At home, parents can support learning in small but meaningful ways. Ask your teen to explain a few vocabulary words from class. Have them read a short paragraph aloud and then tell you the main idea in simple language. Encourage them to keep a notebook of useful sentence patterns such as “I need help with…” or “First, I… Then, I…” These routines reinforce classroom learning without turning home into another full school day.
If your teen needs more individualized help, tutoring can be a practical support, not a sign that something is wrong. In a one-on-one setting, students often get the extra wait time, correction, and encouragement they need to participate more actively. Personalized support can help them connect classroom material to their own pace and learning style.

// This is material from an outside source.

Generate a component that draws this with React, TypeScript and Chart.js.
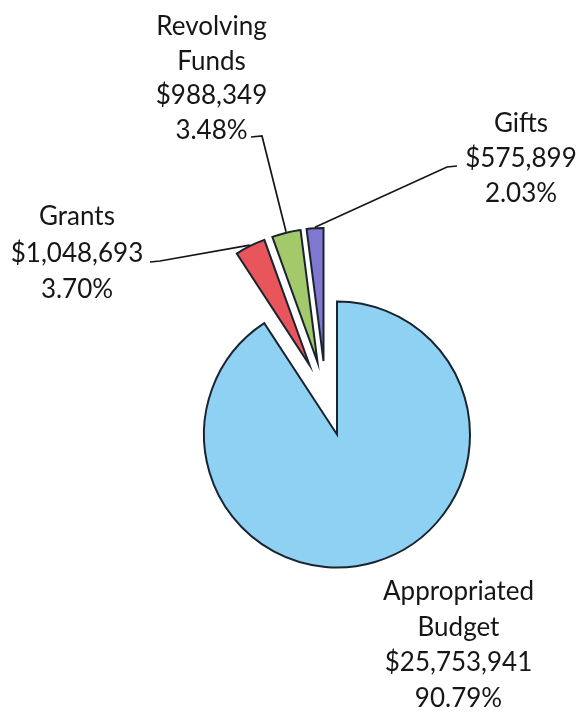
import React, { useEffect, useRef } from "react";
import { Chart, registerables } from "chart.js";

Chart.register(...registerables);

// ---- data ----
const CATEGORIES = ["Appropriated Budget", "Grants", "Revolving Funds", "Gifts"];
const AMOUNTS = [25753941, 1048693, 988349, 575899];

// ---- style / layout ----
const COLORS = ["#8fd1f2", "#e8555a", "#a3c96a", "#8078d0"];
const BORDER = "#1a2330";
const W = 583;
const H = 712;
const CENTER = { x: 337, y: 434.5 };
const RADIUS = 133;
// explosion vector of each slice (pixels from the pie centre)
const EXPLODE: [number, number][] = [
  [0, 0],
  [-27.5, -69.5],
  [-19.5, -72.5],
  [-13.5, -73.5],
];
const LABEL_LAYOUT = [
  { x: 458.5, y: 600, lh: 35.5, leader: null as null | [number, number][] },
  { x: 77, y: 225, lh: 36.5, leader: [[150, 262], [160, 261]] as [number, number][] },
  { x: 211.5, y: 35, lh: 34.5, leader: [[251, 137], [262, 136]] as [number, number][] },
  { x: 521, y: 131.7, lh: 35, leader: [[457, 166], [447, 167]] as [number, number][] },
];
const FONT = "26px Lato, 'Open Sans', sans-serif";

const TOTAL = AMOUNTS.reduce((a, b) => a + b, 0);

function makeLabelPlugin(k: number) {
  return {
    id: "sliceLabel" + k,
    afterDatasetsDraw(chart: any) {
      const ctx: CanvasRenderingContext2D = chart.ctx;
      const arc = chart.getDatasetMeta(0).data[k];
      const p = arc.getProps(["x", "y", "startAngle", "endAngle", "outerRadius"], true);
      const mid = (p.startAngle + p.endAngle) / 2;
      const lay = LABEL_LAYOUT[k];
      ctx.save();
      if (lay.leader) {
        const ex = p.x + Math.cos(mid) * (p.outerRadius + 1);
        const ey = p.y + Math.sin(mid) * (p.outerRadius + 1);
        ctx.beginPath();
        ctx.moveTo(lay.leader[0][0], lay.leader[0][1]);
        ctx.lineTo(lay.leader[1][0], lay.leader[1][1]);
        ctx.lineTo(ex, ey);
        ctx.strokeStyle = "#151515";
        ctx.lineWidth = 1.7;
        ctx.stroke();
      }
      const lines = [
        ...CATEGORIES[k].split(" "),
        "$" + AMOUNTS[k].toLocaleString("en-US"),
        ((AMOUNTS[k] / TOTAL) * 100).toFixed(2) + "%",
      ];
      ctx.font = FONT;
      ctx.fillStyle = "#161616";
      ctx.textAlign = "center";
      ctx.textBaseline = "alphabetic";
      lines.forEach((t, i) => ctx.fillText(t, lay.x, lay.y + i * lay.lh));
      ctx.restore();
    },
  };
}

function makeChart(canvas: HTMLCanvasElement, k: number) {
  const cx = CENTER.x + EXPLODE[k][0];
  const cy = CENTER.y + EXPLODE[k][1];
  const half = 150;
  return new Chart(canvas, {
    type: "pie",
    data: {
      labels: CATEGORIES,
      datasets: [
        {
          data: AMOUNTS,
          backgroundColor: COLORS.map((c, i) => (i === k ? c : "rgba(0,0,0,0)")),
          borderColor: BORDER,
          borderWidth: AMOUNTS.map((_, i) => (i === k ? 2 : 0)),
          borderJoinStyle: "miter",
          hoverOffset: 0,
          offset: 0,
        } as any,
      ],
    },
    options: {
      animation: false,
      responsive: false,
      maintainAspectRatio: false,
      events: [],
      radius: RADIUS,
      layout: {
        padding: {
          left: cx - half,
          right: W - cx - half,
          top: cy - half,
          bottom: H - cy - half,
        },
      },
      plugins: {
        legend: { display: false },
        tooltip: { enabled: false },
      },
    } as any,
    plugins: [makeLabelPlugin(k)],
  });
}

export default function App() {
  const refs = [
    useRef<HTMLCanvasElement>(null),
    useRef<HTMLCanvasElement>(null),
    useRef<HTMLCanvasElement>(null),
    useRef<HTMLCanvasElement>(null),
  ];
  useEffect(() => {
    const charts = refs.map((r, k) => makeChart(r.current as HTMLCanvasElement, k));
    return () => charts.forEach((c) => c.destroy());
  }, []);
  return (
    <div
      style={{
        position: "fixed",
        left: 0,
        top: 0,
        width: W,
        height: H,
        background: "#ffffff",
        overflow: "hidden",
      }}
    >
      {refs.map((r, k) => (
        <canvas
          key={k}
          ref={r}
          width={W}
          height={H}
          style={{ position: "absolute", left: 0, top: 0, width: W, height: H }}
        />
      ))}
    </div>
  );
}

How feedback, repetition, and individualized instruction build ESL 1 confidence
Language learning depends on practice, but not just any practice. Students grow faster when practice is paired with clear feedback. In ESL 1, that might mean hearing the correct pronunciation after making an error, revising a sentence with a teacher, or repeating a listening task with support. These moments help students notice patterns that are easy to miss on their own.
For example, if your teen writes, “He have two classes,” a teacher might respond by modeling, “He has two classes,” and then asking the student to try a similar sentence. That immediate correction is powerful because it is specific and usable. Over time, those small adjustments build accuracy and confidence.
Repetition also matters because beginning language learners need multiple exposures before a skill sticks. A student may encounter the same vocabulary in a dialogue, a worksheet, a reading passage, and a speaking activity before they can use it independently. This is not busywork. It is how language learning often works in practice.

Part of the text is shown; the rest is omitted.